The approvals for the applicants that did not have formally signed contracts in place when they had filed their Form 471 applications are consistent with the change made in the E-rate modernization Order that now requires only that applicants have some documented form of contractual agreement at the time.

USDA E-Rate Guidance for CEP Schools:

The U.S. Department of Agriculture issued a memorandum last week containing Updated E-Rate Guidance for Schools Electing Community Eligibility. The memo summarizes the new E-rate modernization rule permitting the use of the CEP multiplier (currently 1.6x) to calculate the number of eligible students in a school, or group of schools, providing free meals under the Community Eligibility Provision (“CEP”).

The calculation is based on the percentage of students deemed eligible for free meals through direct certification, most commonly as the result of their families’ participation in their state’s SNAP program (previously referred to as the Food Stamps program). In USDA parlance, this direct certification percentage is called the Identified Student Percentage (“ISP”). For free meal reimbursement purposes — and now for E-rate discount rate purposes — total student eligibility is calculated as 1.6 x ISP, with a cap of 100%.

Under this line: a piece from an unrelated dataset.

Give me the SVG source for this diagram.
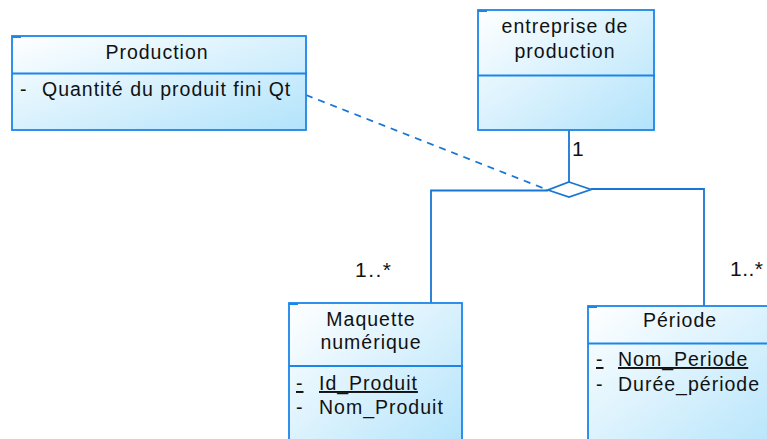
<svg xmlns="http://www.w3.org/2000/svg" width="767" height="439" viewBox="0 0 767 439">
<defs>
<linearGradient id="fill" x1="0" y1="0" x2="1" y2="1">
<stop offset="0" stop-color="#ffffff"/>
<stop offset="1" stop-color="#b2e3fb"/>
</linearGradient>
<style>
.box{fill:url(#fill);stroke:#1a86ea;stroke-width:1.8}
.div{stroke:#1a86ea;stroke-width:1.8}
.tick{stroke:#1a86ea;stroke-width:2}
.t{font-family:"Liberation Sans",Arial,sans-serif;font-size:19.5px;letter-spacing:1px;fill:#111}
.c{text-anchor:middle}
.u{text-decoration:underline}
.lbl{font-family:"Liberation Sans",Arial,sans-serif;font-size:21px;fill:#111;letter-spacing:1.5px}
.con{fill:none;stroke:#1976d2;stroke-width:1.8}
</style>
</defs>
<g id="connectors">
<line class="con" x1="306" y1="95" x2="548" y2="190" stroke-dasharray="7,6"/>
<line class="con" x1="569" y1="130" x2="569" y2="182"/>
<polyline class="con" points="548,190.5 431,190.5 431,303"/>
<polyline class="con" points="591,189 704,189 704,306"/>
<polygon fill="#ffffff" stroke="#1976d2" stroke-width="1.8" points="569,182 591,189.5 569,197 548,190"/>
<text class="lbl" x="572" y="156">1</text>
<text class="lbl" x="355" y="277">1..*</text>
<text class="lbl" x="730" y="276" style="letter-spacing:0.5px">1..*</text>
</g>
<g id="production">
<rect class="box" x="12" y="36" width="294" height="94"/>
<line class="div" x1="12" y1="73.5" x2="307" y2="73.5"/>
<line class="tick" x1="12" y1="37" x2="21" y2="37"/>
<text class="t c" x="157" y="59">Production</text>
<text class="t" x="20" y="96">-</text>
<text class="t" x="42" y="96">Quantité du produit fini Qt</text>
</g>
<g id="entreprise">
<rect class="box" x="478" y="10" width="176" height="120"/>
<line class="div" x1="478" y1="75.5" x2="655" y2="75.5"/>
<line class="tick" x1="478" y1="11" x2="487" y2="11"/>
<text class="t c" x="565" y="33">entreprise de</text>
<text class="t c" x="565" y="58">production</text>
</g>
<g id="maquette">
<rect class="box" x="289" y="303" width="173" height="150"/>
<line class="div" x1="289" y1="366" x2="463" y2="366"/>
<line class="tick" x1="289" y1="304" x2="298" y2="304"/>
<text class="t c" x="371" y="326">Maquette</text>
<text class="t c" x="371" y="349">numérique</text>
<text class="t u" x="296" y="390">-</text>
<text class="t u" x="319" y="390">Id_Produit</text>
<text class="t" x="296" y="414">-</text>
<text class="t" x="319" y="414">Nom_Produit</text>
</g>
<g id="periode">
<rect class="box" x="588" y="306" width="200" height="150"/>
<line class="div" x1="588" y1="343.5" x2="767" y2="343.5"/>
<line class="tick" x1="588" y1="307" x2="597" y2="307"/>
<text class="t c" x="680" y="327">Période</text>
<text class="t u" x="596" y="366">-</text>
<text class="t u" x="618" y="366">Nom_Periode</text>
<text class="t" x="596" y="391">-</text>
<text class="t" x="618" y="391">Durée_période</text>
</g>
</svg>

The 1.6x CEP multiplier serves as an estimated adjustment to the ISP, in recognition that the direct certification process does not identify all of a school’s eligible students. USDA rules permit the use of a CEP multiplier ranging from 1.3x to 1.6x. Over time, with improvements in the direct certification process, the CEP multiplier may be reduced, but the USDA “has no plans to do so at this time.”

School districts, with some CEP schools and some non-CEP schools, will have to calculate total student and total eligible student counts for both groups of schools, adding them together to get a districtwide student eligibility percentage that will determine the district’s discount rate. We encourage districts to share their discount rate calculations with the E-rate contacts at their local libraries for which this data may otherwise not be easily accessible.